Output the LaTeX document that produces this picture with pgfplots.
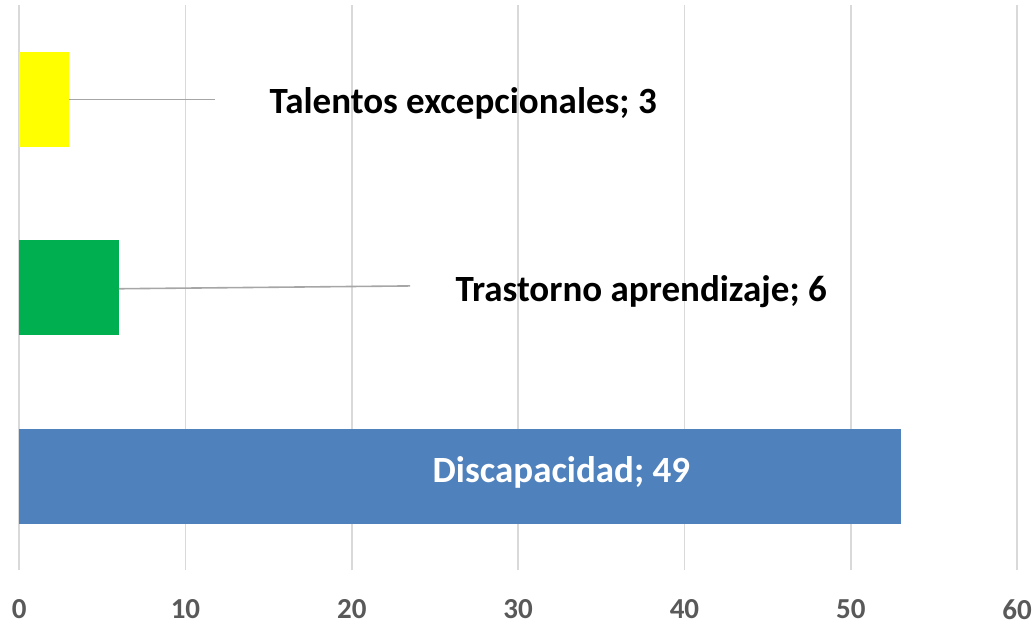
\documentclass[border=0pt]{standalone}
\usepackage{pgfplots}
\pgfplotsset{compat=1.18}
\usepackage{fontspec}
\setmainfont{Carlito}
\definecolor{cyellow}{HTML}{FFFF00}
\definecolor{cgreen}{HTML}{00B050}
\definecolor{cblue}{HTML}{4F81BD}
\definecolor{tickgray}{HTML}{595959}
\definecolor{gridgray}{HTML}{D9D9D9}
\begin{document}
\begin{tikzpicture}[x=1pt,y=1pt]
\useasboundingbox (0,0) rectangle (517.5,312);
\begin{axis}[
  at={(11.5,28.5)}, anchor=south west,
  scale only axis, width=499pt, height=282.5pt,
  xbar, bar shift=0pt, bar width=47.5pt,
  xmin=0, xmax=60, ymin=-0.5, ymax=2.5,
  axis line style={draw=none},
  ytick=\empty,
  xtick={0,10,...,60},
  xmajorgrids, grid style={draw=gridgray, line width=0.8pt},
  major tick length=0pt,
  /pgf/number format/assume math mode=true,
  xticklabel style={font=\bfseries\fontsize{14.5}{15}\selectfont, text=tickgray, anchor=center, yshift=-19.5pt},
  clip=false,
]
\addplot[draw=none, fill=cblue] coordinates {(53,0)};
\addplot[draw=none, fill=cgreen] coordinates {(6,1)};
\addplot[draw=none, fill=cyellow] coordinates {(3,2)};
\draw[gray!70, line width=0.8pt] (axis cs:3,2) -- (axis cs:11.8,2);
\draw[gray!70, line width=0.8pt] (axis cs:6,0.995) -- (axis cs:23.5,1.01);
\node[font=\bfseries\fontsize{18.5}{22}\selectfont] at (axis cs:26.7,1.98) {Talentos excepcionales; 3};
\node[font=\bfseries\fontsize{18.5}{22}\selectfont] at (axis cs:37.4,0.98) {Trastorno aprendizaje; 6};
\node[font=\bfseries\fontsize{18.5}{22}\selectfont, text=white] at (axis cs:32.6,0.02) {Discapacidad; 49};
\end{axis}
\end{tikzpicture}
\end{document}
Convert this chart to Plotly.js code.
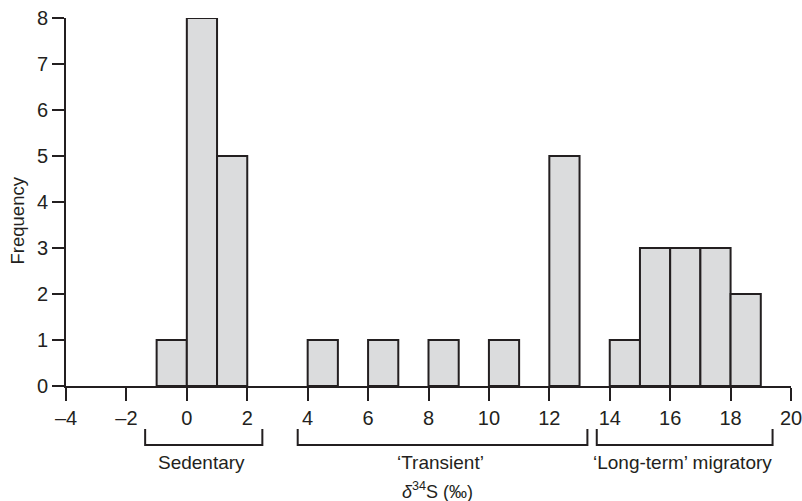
<!DOCTYPE html>
<html>
<head>
<meta charset="utf-8">
<script src="https://cdn.plot.ly/plotly-3.0.1.min.js"></script>
<style>html,body{margin:0;padding:0;background:#fff;}#chart{width:802px;height:501px;}</style>
</head>
<body>
<div id="chart"></div>
<script>
// Histogram bins (left edges, width 1) and counts
var binLeftEdges = [-1, 0, 1, 4, 6, 8, 10, 12, 14, 15, 16, 17, 18];
var binCounts    = [ 1, 8, 5, 1, 1, 1,  1,  5,  1,  3,  3,  3,  2];
var binWidth = 1;

// Group brackets: label, start, end (in δ34S units)
var groupLabels = ["Sedentary", "\u2018Transient\u2019", "\u2018Long-term\u2019 migratory"];
var groupStarts = [-1.38, 3.67, 13.57];
var groupEnds   = [ 2.50, 13.26, 19.39];

var xTickVals = [-4, -2, 0, 2, 4, 6, 8, 10, 12, 14, 16, 18, 20];
var xTickText = ["\u20134", "\u20132", "0", "2", "4", "6", "8", "10", "12", "14", "16", "18", "20"];
var yTickVals = [0, 1, 2, 3, 4, 5, 6, 7, 8];

var ink = "#231f20";
var font = "Liberation Sans, Arial, Helvetica, sans-serif";

var centers = binLeftEdges.map(function (e) { return e + binWidth / 2; });

var trace = {
  type: "bar",
  x: centers,
  y: binCounts,
  width: binLeftEdges.map(function () { return binWidth; }),
  marker: { color: "#dbdcdd", line: { color: ink, width: 2 } },
  hoverinfo: "x+y"
};

var shapes = [];
var annotations = [];
var yTop = -0.117, yBot = -0.16;
for (var i = 0; i < groupLabels.length; i++) {
  var a = groupStarts[i], b = groupEnds[i];
  shapes.push({
    type: "path", xref: "x", yref: "paper",
    path: "M " + a + "," + yTop + " L " + a + "," + yBot + " L " + b + "," + yBot + " L " + b + "," + yTop,
    line: { color: ink, width: 2 }
  });
  annotations.push({
    xref: "x", yref: "paper", x: (a + b) / 2 - 0.07, y: -0.209,
    text: groupLabels[i], showarrow: false, xanchor: "center", yanchor: "middle",
    font: { family: font, size: 19, color: ink }
  });
}
annotations.push({
  xref: "paper", yref: "paper", x: 0.512, y: -0.32,
  text: "<i>\u03b4</i><sup>34</sup>S (\u2030)", showarrow: false, xanchor: "center", yanchor: "bottom",
  font: { family: font, size: 18, color: ink }
});
annotations.push({
  xref: "paper", yref: "paper", x: -0.067, y: 0.451,
  text: "Frequency", showarrow: false, textangle: -90, xanchor: "center", yanchor: "middle",
  font: { family: font, size: 18.5, color: ink }
});

var layout = {
  width: 802, height: 501,
  margin: { l: 66, r: 11, t: 18, b: 115 },
  paper_bgcolor: "#fff", plot_bgcolor: "#fff",
  showlegend: false,
  bargap: 0,
  font: { family: font, size: 20, color: ink },
  xaxis: {
    range: [-4, 20], tickvals: xTickVals, ticktext: xTickText,
    ticks: "outside", ticklen: 13, tickwidth: 2, tickcolor: ink,
    ticklabeloverflow: "allow",
    showline: true, linecolor: ink, linewidth: 2,
    showgrid: false, zeroline: false, fixedrange: true,
    tickfont: { family: font, size: 20, color: ink }
  },
  yaxis: {
    range: [0, 8], tickvals: yTickVals,
    ticks: "outside", ticklen: 12, tickwidth: 2, tickcolor: ink,
    ticklabeloverflow: "allow",
    showline: true, linecolor: ink, linewidth: 2,
    showgrid: false, zeroline: false, fixedrange: true,
    tickfont: { family: font, size: 20, color: ink }
  },
  shapes: shapes,
  annotations: annotations
};

Plotly.newPlot("chart", [trace], layout, { displayModeBar: false, staticPlot: true });
</script>
</body>
</html>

Exercise instructions: Pull out each line of the entries that contains "chart".

Reply to the task:
Convert this chart to Plotly.js code.
<style>html,body{margin:0;padding:0;background:#fff;}#chart{width:802px;height:501px;}</style>
<div id="chart"></div>
Plotly.newPlot("chart", [trace], layout, { displayModeBar: false, staticPlot: true });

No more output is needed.